If engine control strategy is optimized for maximum efficiency, without regard to emissions, it is possible that fuel consumption can be reduced over a stoichiometric engine by approximately 10% on average, depending on the initial engine performance. This reduction in fuel consumption may be even greater if optimized for a limited speed and load range (generator set, for example). In any case, this would apply only to engines with unregulated emissions.
If engine control stragegy is optimized for low NOx emissions, it is possible that current emission standards (1 g NOx /mi, 0.41 g HC/mi, and 3.4 g CO/mi) can be achieved while also obtaining an improvement in efficiency (perhaps 3-5%). Meeting the emission requirements would likely require a vehicle fuel economy better than 20 miles per gallon as well as a catalyst (oxidation only or three-way catalyst acting as an oxidation catalyst). While it is extremely difficult to extrapolate steady state emission levels to those obtained during the Federal Test Procedure driving cycle, it is estimated a vehicle that obtains 20 mpg and emits less than 180 ppm NOx under most conditions has a good chance of passing the current 1 g NOx /mile standard. The present invention has demonstrated the ability to operate at air/fuel ratios between 22:1 and 24:1 at speed and load conditions matching those of vehicle acceleration and highway cruise (heavy acceleration and highway cruise are conditions of high NOx production).

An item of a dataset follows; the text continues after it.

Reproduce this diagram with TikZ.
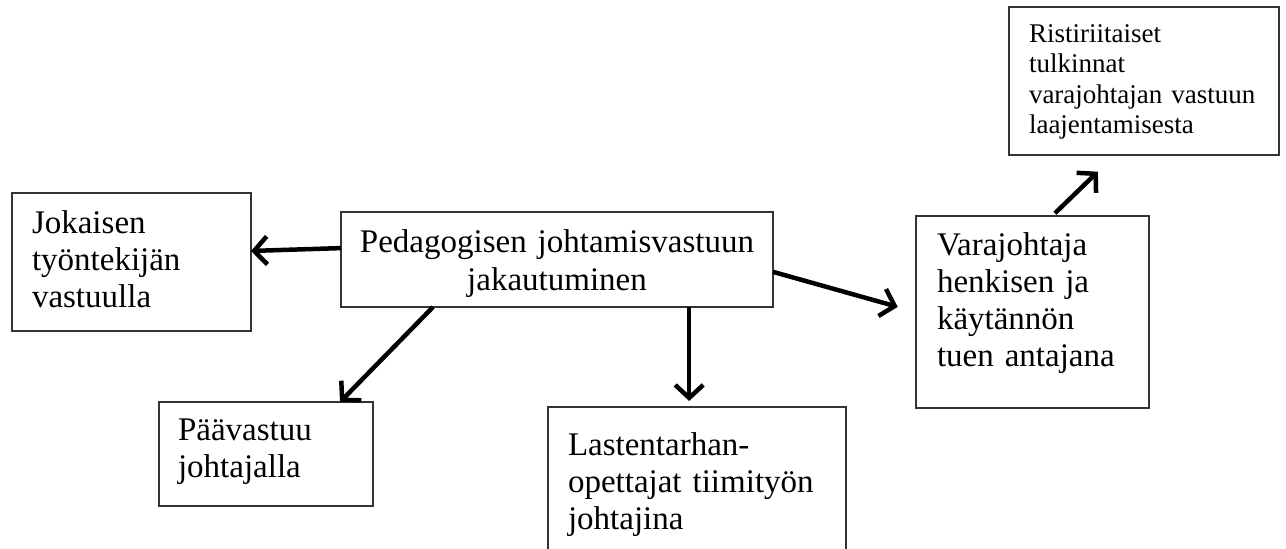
\documentclass[tikz,border=0pt]{standalone}
\usepackage{fontspec}
\setmainfont{Liberation Serif}
\usetikzlibrary{arrows.meta,calc}

\begin{document}
\begin{tikzpicture}[x=1pt,y=-1pt,
  box/.style={draw=black!80,line width=1.2pt,anchor=base west,inner ysep=0pt,outer sep=0pt,align=left,font=\fontsize{33}{37}\selectfont},
  arr/.style={line width=4.5pt,-{Straight Barb[length=13pt,width=28pt]}}]
\useasboundingbox (0,0) rectangle (1286,549);

\node[box,inner xsep=20pt,text width=199pt,text height=40pt,text depth=98pt] (jokaisen) at (12,233) {Jokaisen\\työntekijän\\vastuulla};
\node[box,align=center,font=\fontsize{33}{38}\selectfont,inner xsep=8pt,text width=416pt,text height=40pt,text depth=55pt] (pedagog) at (341,252) {Pedagogisen johtamisvastuun\\jakautuminen};
\node[box,inner xsep=19pt,text width=176pt,text height=38pt,text depth=66pt] (paavastuu) at (159,440) {Päävastuu\\johtajalla};
\node[box,inner xsep=20pt,text width=258pt,text height=48pt,text depth=110pt] (lastentarhan) at (548,455) {Lastentarhan-\\opettajat tiimityön\\johtajina};
\node[box,inner xsep=21pt,text width=191pt,text height=39pt,text depth=153pt] (varajohtaja) at (916,255) {Varajohtaja\\henkisen ja\\käytännön\\tuen antajana};
\node[box,font=\fontsize{27}{30.5}\selectfont,inner xsep=20pt,text width=230pt,text height=35pt,text depth=113pt] (ristiriita) at (1009,42) {Ristiriitaiset\\tulkinnat\\varajohtajan vastuun\\laajentamisesta};

\coordinate (a3) at ($(pedagog.south west)!0.806!(pedagog.south east)$);
\draw[arr] ($(pedagog.north west)!0.38!(pedagog.south west)$) -- ($(jokaisen.north east)!0.42!(jokaisen.south east)$);
\draw[arr] ($(pedagog.south west)!0.213!(pedagog.south east)$) -- ($(paavastuu.north west)!0.846!(paavastuu.north east)$);
\draw[arr,shorten >=6pt] (a3) -- (a3 |- lastentarhan.north);
\draw[arr,shorten >=19pt] ($(pedagog.north east)!0.63!(pedagog.south east)$) -- (varajohtaja.west);
\draw[arr,shorten <=4pt,shorten >=24pt] ($(varajohtaja.north west)!0.584!(varajohtaja.north east)$) -- ($(ristiriita.south west)!0.393!(ristiriita.south east)$);

\end{tikzpicture}
\end{document}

NOx levels were below 180 ppm and brake specific fuel consumption was 4% better than stock.
The Clean Air Act requires future vehicle emission levels of 0.4 g NOx per mile. Given the test results, it appears possible that a lean combustion engine employing the ignition system of the present invention can obtain this NOx level in a high fuel economy vehicle obtaining better than 40 mpg. An oxidation catalyst will almost definitely be required to meet HC and CO standards. It would be extremely difficult, and therefore unlikely, that the 0.4 g/mi NOx standard could be achieved for vehicles that obtain less than 30 to 40 mpg.
In summary, the dual energy ignition system of the present invention proved to be capable of a 3 to 4 air/fuel ratio extension of the lean misfire limit when compared to stock ignition. It is important to note that the ignition system used in these tests was a prototype unit. Additional development and optimization may enhance the results demonstrated in these steady-state proof-of-concept tests.